Le prince du bout du monde

En 1858, Orélie-Antoine de Tounens, fils de paysans périgourdins, quitte sa Dordogne natale et débarque en 1860 en Araucanie, au centre du Chili. Les Indiens Mapuches, en lutte contre les autorités chiliennes, voient en lui leur sauveur. L’avoué de Périgueux est proclamé roi d’Araucanie et de Patagonie ! Expulsé en France en 1862, l’improbable monarque n’aura de cesse de lutter pour « son » royaume.

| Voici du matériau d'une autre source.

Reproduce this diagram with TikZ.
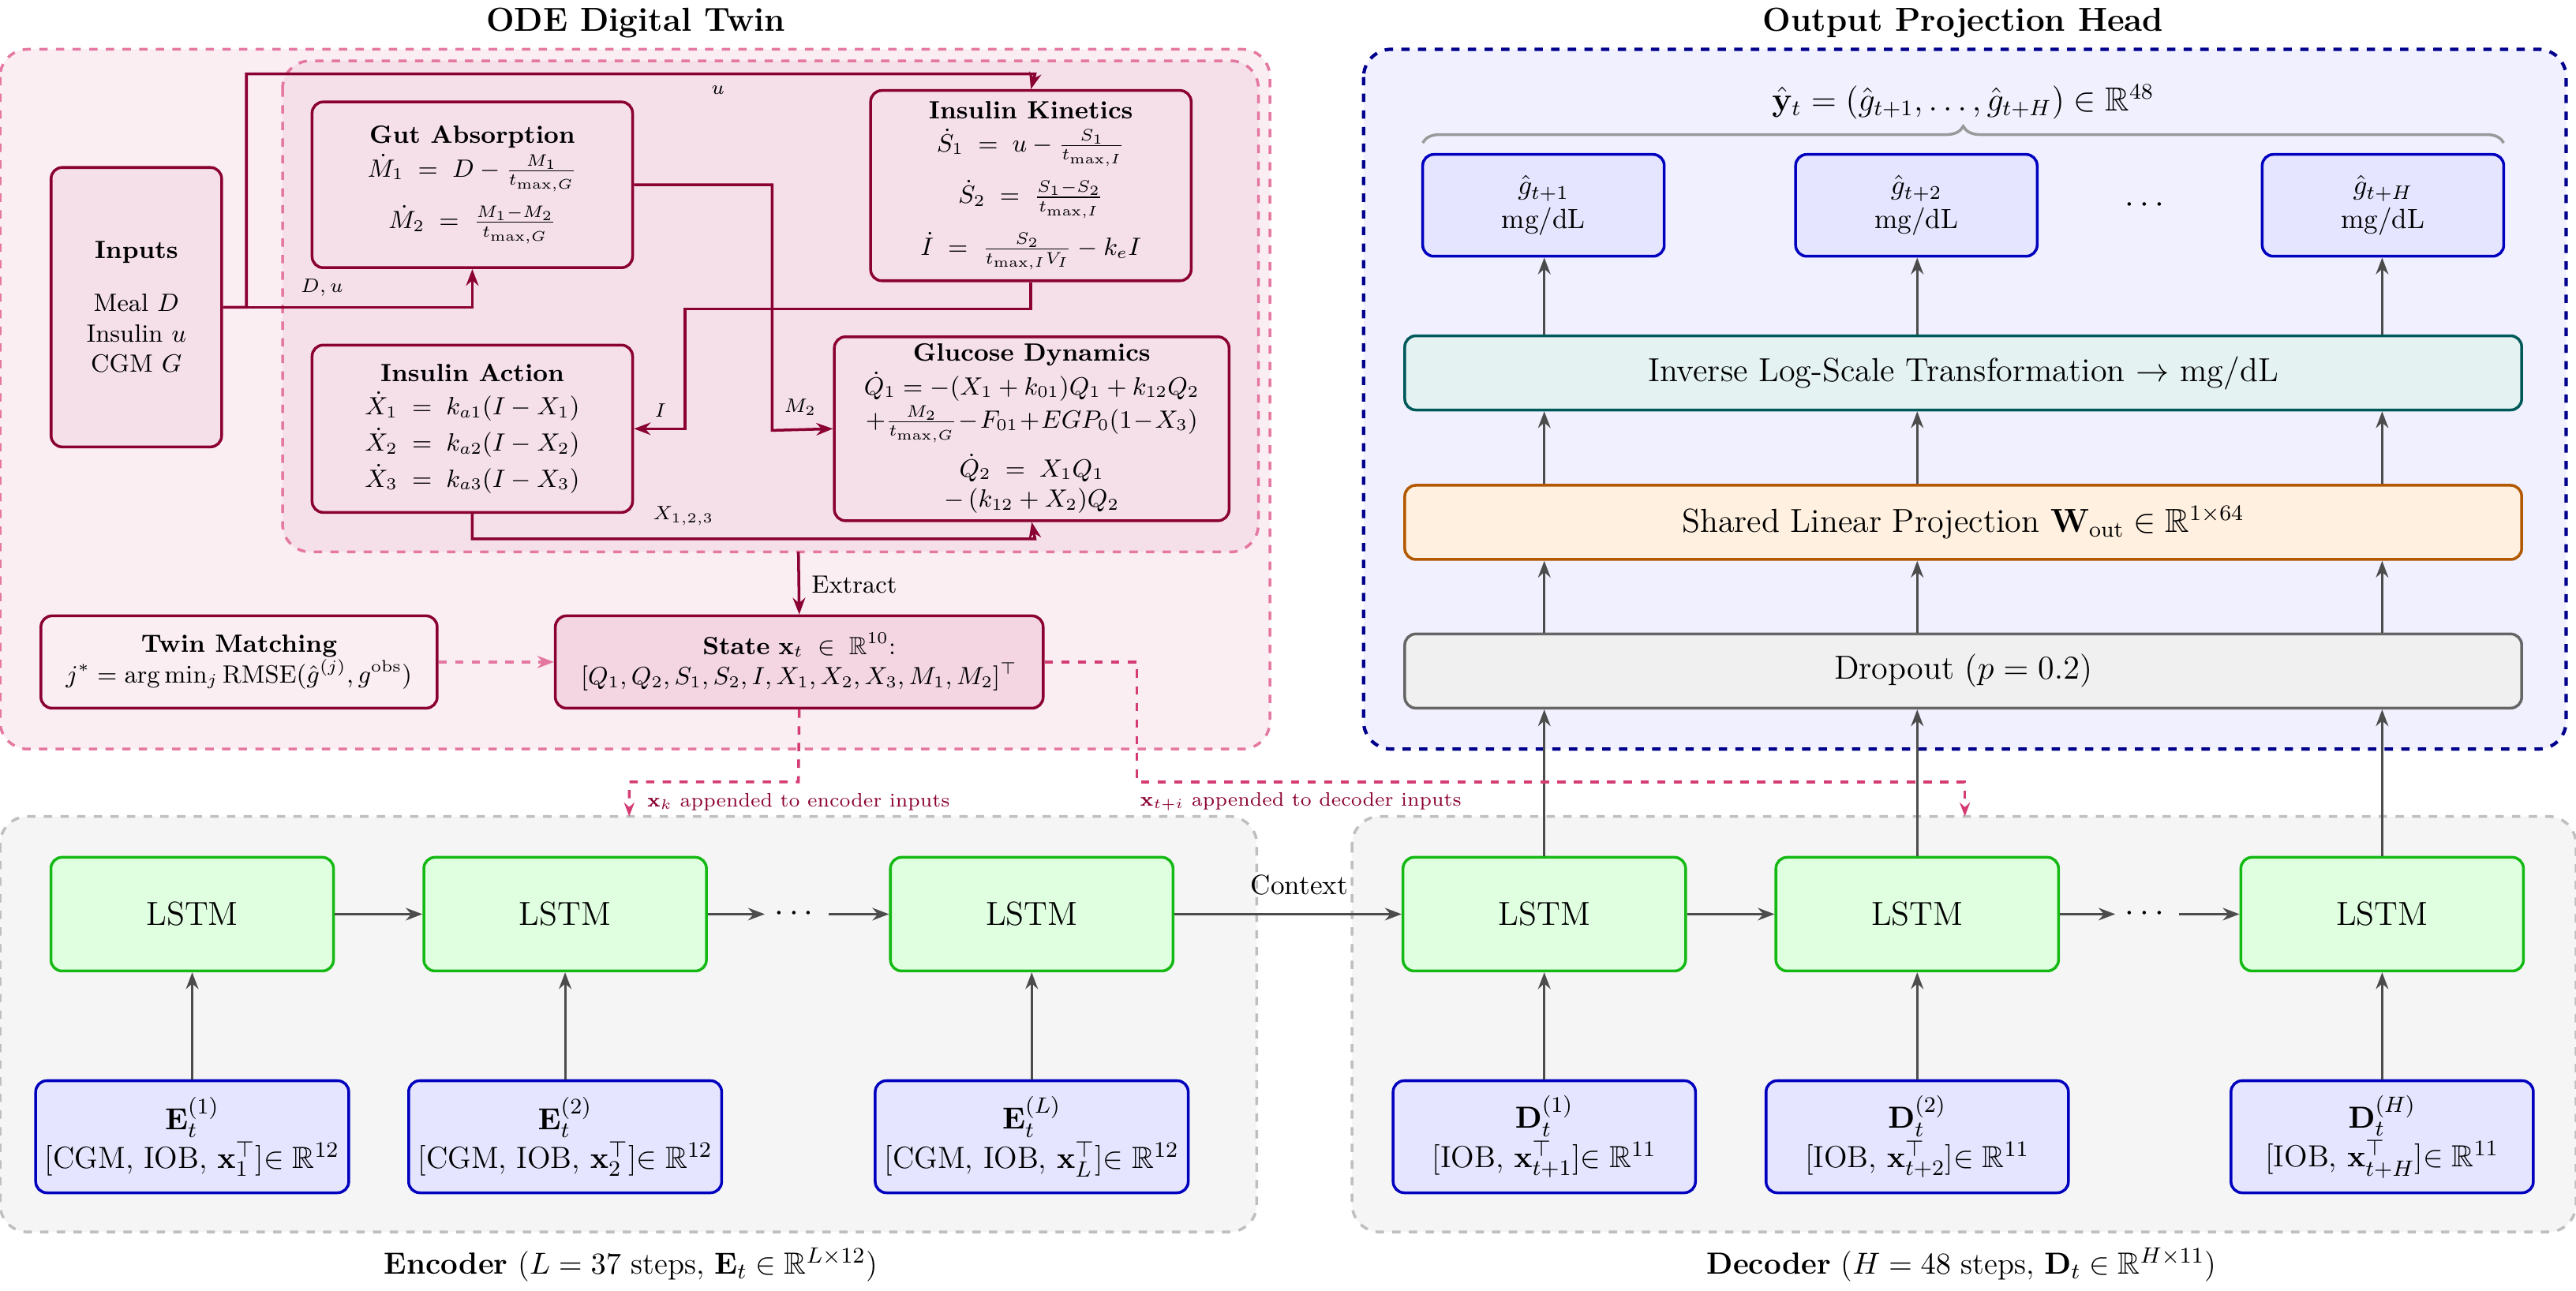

Objet d’incessantes moqueries, il retourne à trois reprises en Araucanie avant de se retirer, malade, à Tourtoirac où il meurt en 1878, sans héritier direct. Pourtant, le royaume d’Araucanie et de Patagonie existe encore. À sa tête, le prince Philippe, 87 ans, perpétue l’œuvre du roi blanc des Patagons. « J’ai pris ma mission très à cœur, observe le monarque, pince-sans-rire. J’ai dû batailler avec les autorités chiliennes et argentines. Je me suis disputé avec Jean Raspail, qui a consacré un livre erroné à Orélie-Antoine. Et je continue de poursuivre en justice tous ceux qui contestent mon titre. » Enthousiasmé par l’accueil des Mapuches lors de son voyage en 1989, le prince Philippe, s’est pris d’amitié pour ce peuple « spolié et persécuté », qui revendique toujours des droits sur ses terres. « Ils sont pauvres comme Job. Mais leur région est riche en minerai de cuivre et en vignes. Je suis en relation étroite avec eux. Je souhaite qu’ils obtiennent une autonomie calquée sur le modèle basque ou catalan. » Le prince français d’Araucanie sera-t-il entendu ? Sa succession est en tout cas assurée. Le prince Philippe a déjà choisi son héritier pour régner à distance sur son royaume du bout du monde.